Generally, I feel that sometimes people take independence for granted, whether it is having the independence to freely walk and move about with a healthy able body or the independence that comes with it along with singlehood. We are in this digital age where #firstworldproblems often pop up on our newsfeed complaining about how a lock of hair isn’t curled straight or the ‘forever alone’ meme lurks everywhere, though more so on 9gag these days, I’ve noticed. Facebook specialises more in sexualized ‘relationship goals’ and grand gestures of affection. The freedom of physical independence that comes in being in a healthy body might be easier for people to face up to than admitting they put too much energy into wanting and finding a partner, hoping for him/her to fill the empty spaces of their heart. Maybe secretly, this might even apply to myself at certain times, even though floaty feelings of infatuation to me are considered nothing if they are not backed up by community support and approval.
When we are young, independence is something that all kids crave, especially when we are starting to sprout our wings in our teenagehood, ready to be launched into a more self-assured, mature version of ourselves by the time we turn to our twenties. When we are young, we often crave the time where we can eat and sleep anytime we wanted without any parentally imposed bedtimes or groundings.

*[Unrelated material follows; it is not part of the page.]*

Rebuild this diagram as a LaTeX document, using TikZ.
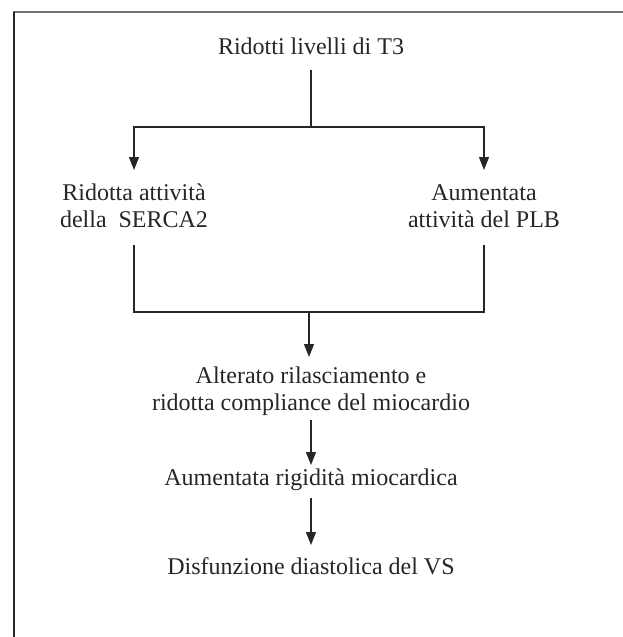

Of course, the ironic hilarity is that as we get older we decide that sleep is as valuable as encompassing peace itself, amidst the heavy torrent of school assignments or the mental exhaustion of long hours at work week in and out. For those who are healthily not hung up on the idea of having a man/woman in your life, some might dream of the sparkling independence of traveling the world with their best friends, doing all sorts of fun things and exploring a different culture than we are used to for several days. Personally and currently I haven’t had the first serious vibes of wanderlust hit me yet, or maybe it’s because I’m currently a penny-pincher when it comes to my own earned cash. $1.60 meals of fried noodles and egg tastes very good to me,especially if I’m ravenous.